Desperate cooling measures aimed at controlling property prices in the Asia Pacific are failing to bring down the cost of homes.
Despite governments acting to stabilise prices and stamp out speculative investment, average prices across the region still rose by an average 1.5% year-on-year in the first three months of 2013, according to the CBRE Asia Luxury Residential Price Index
However, the report notes that the rate of price growth is slowing due to action by various governments.
The report adds, from the 13 major markets tracked, nine cities saw price increases ranging from 0.7% to 3% in that period.
There are growing concerns over the high cost of residential property in the Asia Pacific.
Big gains
Prices are rising fastest in Mumbai (3%) and New Delhi (4%), India.
Other cities also reporting big gains include Beijing (2.9%) and Shanghai (2.6%), China, while the biggest fall was seen in Vietnam’s Ho Chi Minh City with 2.2% drop.

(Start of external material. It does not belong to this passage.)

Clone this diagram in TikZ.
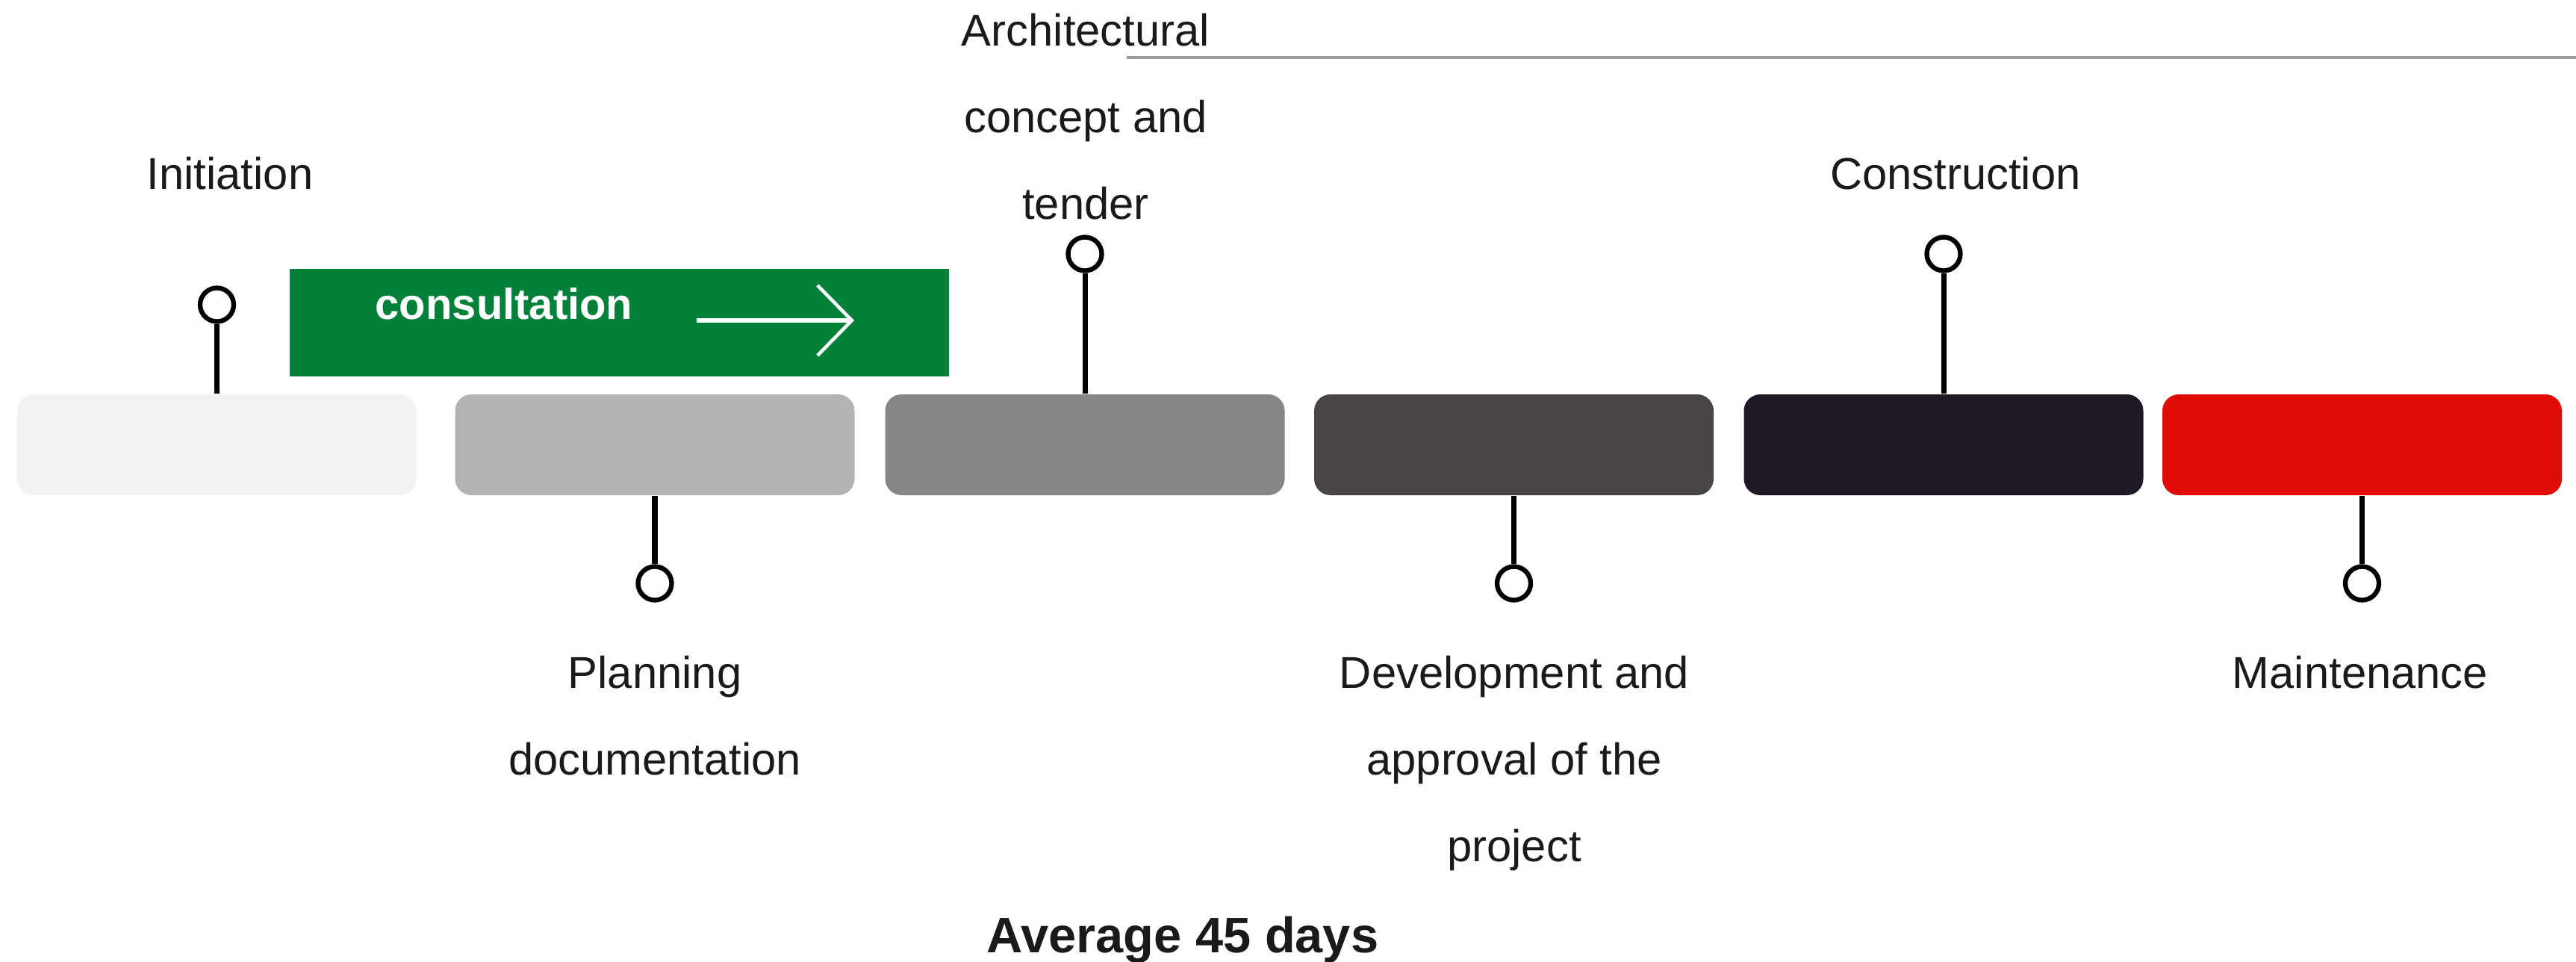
\documentclass[tikz,border=0pt]{standalone}
\usepackage{fontspec}
\setmainfont{Liberation Sans}
\usetikzlibrary{calc,arrows.meta}

\definecolor{inkA}{HTML}{1A1A1A}
\definecolor{phaseA}{HTML}{F2F2F2}
\definecolor{phaseB}{HTML}{B4B3B1}
\definecolor{phaseC}{HTML}{878586}
\definecolor{phaseD}{HTML}{494546}
\definecolor{phaseE}{HTML}{1E1924}
\definecolor{phaseF}{HTML}{E00B07}
\definecolor{consultgreen}{HTML}{008039}
\definecolor{rulegray}{HTML}{A19D99}

\tikzset{
  phase/.style={rectangle,rounded corners=0.22cm,minimum width=5.35cm,minimum height=1.35cm,inner sep=0pt},
  pinhead/.style={circle,draw=black,line width=1.8pt,fill=white,minimum size=0.45cm,inner sep=0pt},
  stem/.style={line width=2pt,black},
  lbl/.style={anchor=base,align=center,text=inkA,inner sep=0pt,font=\fontsize{17}{33}\selectfont}
}

\begin{document}
\begin{tikzpicture}
          \useasboundingbox (0,0) rectangle (34.5,-12.87);
          %rule at the top
          \coordinate (R1) at (15.09,-0.77);
          \coordinate (R2) at (34.5,-0.77);
          \draw[rulegray,line width=0.9pt] (R1) -- (R2);

          %phases
          \node[phase,fill=phaseA] (initiation) at (2.905,-5.955) {};
          \node[phase,fill=phaseB] (planning) at (8.77,-5.955) {};
          \node[phase,fill=phaseC] (concept) at (14.53,-5.955) {};
          \node[phase,fill=phaseD] (approval) at (20.275,-5.955) {};
          \node[phase,fill=phaseE] (construction) at (26.03,-5.955) {};
          \node[phase,fill=phaseF] (maintenance) at (31.635,-5.955) {};

          %consultation band
          \node[rectangle,fill=consultgreen,minimum width=8.83cm,minimum height=1.44cm,inner sep=0pt,anchor=north west] (consult) at (3.87,-3.59) {};
          \node[anchor=base,text=white,inner sep=0pt,font=\fontsize{16.5}{20}\selectfont\bfseries] (consulttext) at (6.75,-4.27) {consultation};
          \coordinate (C1) at (9.33,-4.29);
          \coordinate (C2) at (11.44,-4.29);
          \draw[white,line width=1.5pt,-{Straight Barb[length=0.46cm,width=0.94cm,line width=1.3pt]}] (C1) -- (C2);

          %pins above
          \node[pinhead] (pinA) at (2.905,-4.08) {};
          \node[pinhead] (pinC) at (14.53,-3.40) {};
          \node[pinhead] (pinE) at (26.03,-3.40) {};
          \draw[stem] (pinA) -- (initiation);
          \draw[stem] (pinC) -- (concept);
          \draw[stem] (pinE) -- (construction);
          %pins below
          \node[pinhead] (pinB) at (8.77,-7.81) {};
          \node[pinhead] (pinD) at (20.275,-7.81) {};
          \node[pinhead] (pinF) at (31.635,-7.81) {};
          \draw[stem] (pinB) -- (planning);
          \draw[stem] (pinD) -- (approval);
          \draw[stem] (pinF) -- (maintenance);

          %labels (base = last line)
          \node[lbl] (lblA) at (3.08,-2.53) {Initiation};
          \node[lbl] (lblC) at (14.54,-2.93) {Architectural\\concept and\\tender};
          \node[lbl] (lblE) at (26.19,-2.53) {Construction};
          \node[lbl] (lblB) at (8.77,-10.37) {Planning\\documentation};
          \node[lbl] (lblD) at (20.28,-11.53) {Development and\\approval of the\\project};
          \node[lbl] (lblF) at (31.61,-9.21) {Maintenance};

          %duration
          \node[anchor=base,text=inkA,inner sep=0pt,font=\fontsize{19}{23}\selectfont\bfseries] (avg) at (15.84,-12.75) {Average 45 days};
\end{tikzpicture}
\end{document}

An increase in stamp duty was one cooling measure introduced in Shanghai and Hong Kong, China, where the number of sales has slowed. House sales are also falling back in Beijing, Shenzhen and Guangzhou.
Buyers in China, Singapore, Malaysia, India and Vietnam, have all seen lending restrictions which have forced property developers to find alternative sources of funding for their projects.
However, economic growth in the Asia Pacific is starting to pick up again with first quarter growth of 4.5% recorded year-on-year. This is up slightly from the 4.3% reported during 2012.
Rent rises
CBRE also compiles a luxury residential rental index which saw rents increased by 0.2% between the end of 2012 and the first quarter of 2013.
Again, there was a wide variety of winners and losers recorded in the sector with Beijing as the best performer with a 1.8% increase, quarter on quarter. The biggest loser was Mumbai, which saw an 8.8% drop in luxury property rents.
A CBRE spokesman said: “Demand from long-term investors will remain firm in the coming months but the cooling measures taking place in many markets are beginning to dampen buyer sentiment.
“Overall, prices in the luxury property market look set to hold steady or ease slightly this year.”
He explained the rental market for luxury homes is expected to remain subdued this year as multinational companies increasingly look to control costs and limit the number of expat postings – forcing rents down in many cities.